Dunas, lençóis de água, vegetação e vida animal — por não estarem devidamente identificados, dificilmente os elementos serão protegidos, segundo o raciocínio do presidente da Zero. Na mesma medida, é difícil avaliar a consonância dos atuais e futuros empreendimentos com a salvaguarda dos valores naturais. “As autarquias não têm favorecido uma ocupação comedida e sustentável destas zonas. Não defendemos uma ocupação zero, mas que está planeado neste momento, para nós, já extravasa o aceitável”, continua. A este balanço indispensável, acrescem eventuais efeitos das alterações climáticas. “Ainda podemos vir a ter empreendimentos a pedirem intervenção do Estado porque a areia está a desaparecer”, exemplifica.

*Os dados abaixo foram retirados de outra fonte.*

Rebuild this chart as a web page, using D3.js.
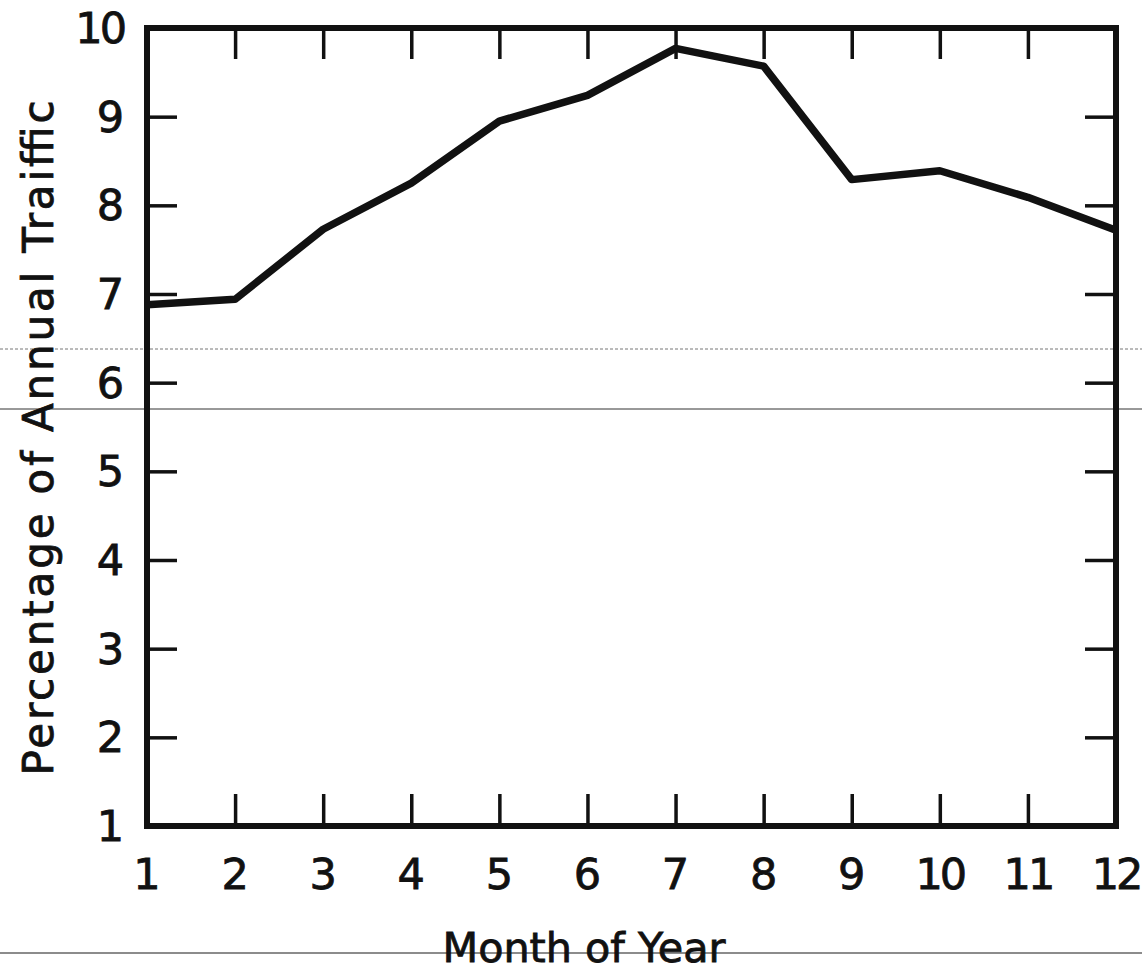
<!DOCTYPE html>
<html>
<head>
<meta charset="utf-8">
<script src="https://cdn.jsdelivr.net/npm/d3@7"></script>
<style>
  html, body { margin: 0; padding: 0; background: #fff; }
  svg { display: block; }
</style>
</head>
<body>
<svg id="chart" width="1142" height="971"></svg>
<script>
// ---- data ----
const months = [1, 2, 3, 4, 5, 6, 7, 8, 9, 10, 11, 12];
const traffic = [6.88, 6.94, 7.73, 8.25, 8.95, 9.24, 9.77, 9.57, 8.29, 8.39, 8.09, 7.72];
const xTickLabels = ["1", "2", "3", "4", "5", "6", "7", "8", "9", "10", "11", "12"];
const yTicks = [1, 2, 3, 4, 5, 6, 7, 8, 9, 10];
const xTitle = "Month of Year";
const yTitle = "Percentage of Annual Traiffic";

// ---- layout ----
const W = 1142, H = 971;
const pLeft = 147, pRight = 1116, pTop = 28, pBottom = 826;
const svg = d3.select("#chart");
const font = "'DejaVu Sans', 'Noto Sans', sans-serif";
const ink = "#111";

const x = d3.scaleLinear().domain([1, 12]).range([pLeft, pRight]);
const y = d3.scaleLinear().domain([1, 10]).range([pBottom, pTop]);

// scan artifact lines (present in the reference scan)
svg.append("line").attr("x1", 0).attr("x2", W).attr("y1", 349).attr("y2", 349)
  .attr("stroke", "#777").attr("stroke-width", 1).attr("stroke-dasharray", "3,2");
svg.append("line").attr("x1", 0).attr("x2", W).attr("y1", 409).attr("y2", 409)
  .attr("stroke", "#333").attr("stroke-width", 1);
svg.append("line").attr("x1", 0).attr("x2", W).attr("y1", 953).attr("y2", 953)
  .attr("stroke", "#666").attr("stroke-width", 1.5);

// ---- inward ticks via d3 axes ----
const tickW = 3.5;
function styleAxis(g) {
  g.select(".domain").remove();
  g.selectAll(".tick line").attr("stroke", ink).attr("stroke-width", tickW);
  g.selectAll(".tick text").remove();
}
const innerMonths = months.slice(1, -1);
const innerY = yTicks.slice(1, -1);

svg.append("g").attr("transform", `translate(0,${pTop})`)
  .call(d3.axisTop(x).tickValues(innerMonths).tickSizeInner(-31).tickSizeOuter(0))
  .call(styleAxis);
svg.append("g").attr("transform", `translate(0,${pBottom})`)
  .call(d3.axisBottom(x).tickValues(innerMonths).tickSizeInner(-32).tickSizeOuter(0))
  .call(styleAxis);
svg.append("g").attr("transform", `translate(${pLeft},0)`)
  .call(d3.axisLeft(y).tickValues(innerY).tickSizeInner(-30).tickSizeOuter(0))
  .call(styleAxis);
svg.append("g").attr("transform", `translate(${pRight},0)`)
  .call(d3.axisRight(y).tickValues(innerY).tickSizeInner(-31).tickSizeOuter(0))
  .call(styleAxis);

// ---- data line ----
const line = d3.line().x((d, i) => x(months[i])).y(d => y(d));
svg.append("path").datum(traffic)
  .attr("d", line)
  .attr("fill", "none")
  .attr("stroke", ink)
  .attr("stroke-width", 7.5)
  .attr("stroke-linejoin", "round");

// ---- frame ----
svg.append("rect")
  .attr("x", pLeft).attr("y", pTop)
  .attr("width", pRight - pLeft).attr("height", pBottom - pTop)
  .attr("fill", "none").attr("stroke", ink).attr("stroke-width", 6);

// ---- tick labels ----
svg.append("g").selectAll("text").data(months).join("text")
  .attr("x", d => x(d)).attr("y", 874)
  .attr("text-anchor", "middle").attr("dominant-baseline", "central")
  .attr("font-family", font).attr("font-size", 43).attr("fill", ink)
  .attr("stroke", ink).attr("stroke-width", 0.8)
  .attr("letter-spacing", (d, i) => xTickLabels[i].length > 1 ? -3 : 0)
  .text((d, i) => xTickLabels[i]);

svg.append("g").selectAll("text").data(yTicks).join("text")
  .attr("x", 124).attr("y", d => y(d))
  .attr("text-anchor", "end").attr("dominant-baseline", "central")
  .attr("font-family", font).attr("font-size", 43).attr("fill", ink)
  .attr("stroke", ink).attr("stroke-width", 0.8)
  .attr("letter-spacing", d => String(d).length > 1 ? -3 : 0)
  .text(d => String(d));

// ---- axis titles ----
svg.append("text")
  .attr("x", 584).attr("y", 962)
  .attr("text-anchor", "middle")
  .attr("font-family", font).attr("font-size", 41).attr("fill", ink)
  .attr("stroke", ink).attr("stroke-width", 0.8)
  .attr("textLength", 283).attr("lengthAdjust", "spacingAndGlyphs")
  .text(xTitle);

svg.append("text")
  .attr("transform", "translate(53,438) rotate(-90)")
  .attr("text-anchor", "middle")
  .attr("font-family", font).attr("font-size", 42).attr("fill", ink)
  .attr("stroke", ink).attr("stroke-width", 0.8)
  .attr("textLength", 675).attr("lengthAdjust", "spacing")
  .text(yTitle);
</script>
</body>
</html>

“A vertente turística que se possa ali implementar deve respeitar o interesse público”, acrescenta Francisco. “Uma coisa é fazer um hotel, outra coisa é fazer segundas habitações. Já não são só projetos de hotelaria, são planos de urbanização. É permitido urbanizar esses espaços e isso é inadmissível”, conclui. Conhecer melhor o território, as suas características e necessidades é, segundo a Zero, um trabalho premente e da responsabilidade do ICNF. No limite, a atual área protegida poderá até incluir zonas que não careçam de classificação. Enquanto isso, a região é transformada e recebe investimentos que totalizam centenas de milhões. Rita Andringa resume: “São dores de crescimento. Só espero que, no final, essas dores deem uma pessoa muito bonita”.